I considered flaring to get my RPM back but we were so low I didn’t dare do so in case that caused us to hit the ground or if we did contact the ground I wanted the aircraft to touch down skids level. To make matters even worse I knew on the other side of the paddock was a large log just under the grass line! I just didn’t know if we would hit it or not. I even had time to contemplate that if there was one log I knew about were there others I didn’t??? The field was fast shrinking – we had covered at least 75m and still we had too much speed and the low RPM horn was blaring like a fog horn in my headset. As I was thinking “I am going to have to commit to the flare or try and run it on”, I looked inside and saw that the rotor RPM had crept up to 95%. With a great feeling of relief the helicopter slowly climbed and after what felt like an eternity we reached 2-3ft! I flared the disk which increased the RRPM to the normal range before setting a climb attitude.

As we climbed out I handed control back to the student and said “I think that’s enough for today’s lesson!” As he flew us back I was trying to process exactly what had happened and why we had dropped the way we did – also why the hell were we flying away and not just a wreck in the field! It was a very quiet cockpit on the flight home. Once we returned to base I debriefed the very quiet and very shocked student and discussed the wind shear. It was with great relief I cancelled the remaining lessons as I didn’t really feel like flying for the rest of the day.

In retrospect and having relived the experience over and over I think we hit a large vertical windshear layer which happened at the worst possible time while we were auto-rotating with a high bank angle. I think we were very lucky. I’m sure we would have both died had we contacted the ground. All it would have taken was another foot of descent. At that speed the skids would have dug in and we would have rolled forward. In the R22 there is no protection in the front of the aircraft and it would have been like being in a car crash whilst sitting on the bonnet.
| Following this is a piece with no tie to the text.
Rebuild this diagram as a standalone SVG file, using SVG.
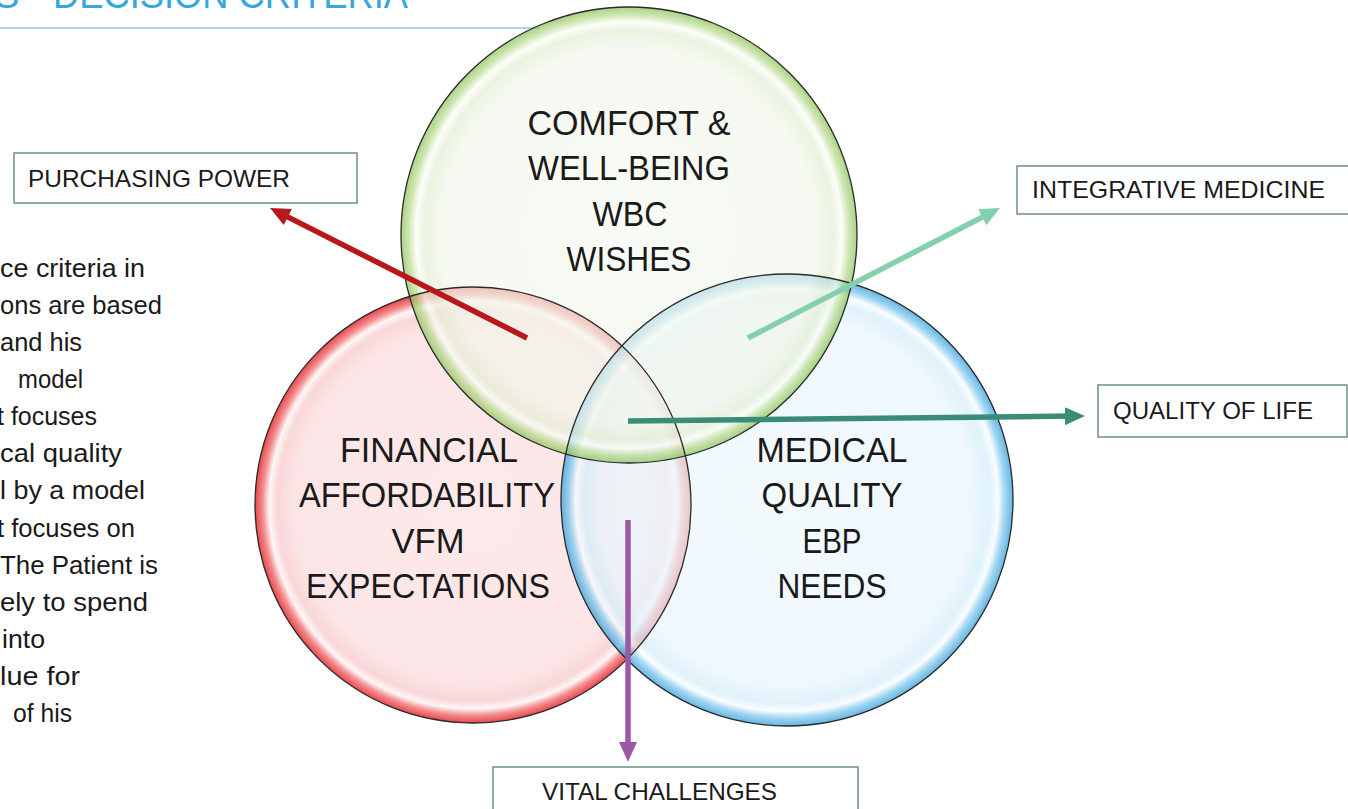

It still gives me shudders thinking about it. I have often thought what would I have done differently and the only thing I would have changed (with the knowledge I had at the time) would have been to not say “I’ll show you how to do it!” That made me more committed than we needed to be. However If we had been on a normal straight in auto we still would have had problem’s. I did learn however that even though windshear and severe turbulence may not affect you for hundreds of flights it is insidious and only needs to give you a bad day once. Although I no longer instruct I am now very wary of these conditions and came out much the wiser – and fortunately with nothing more than a bruised ego!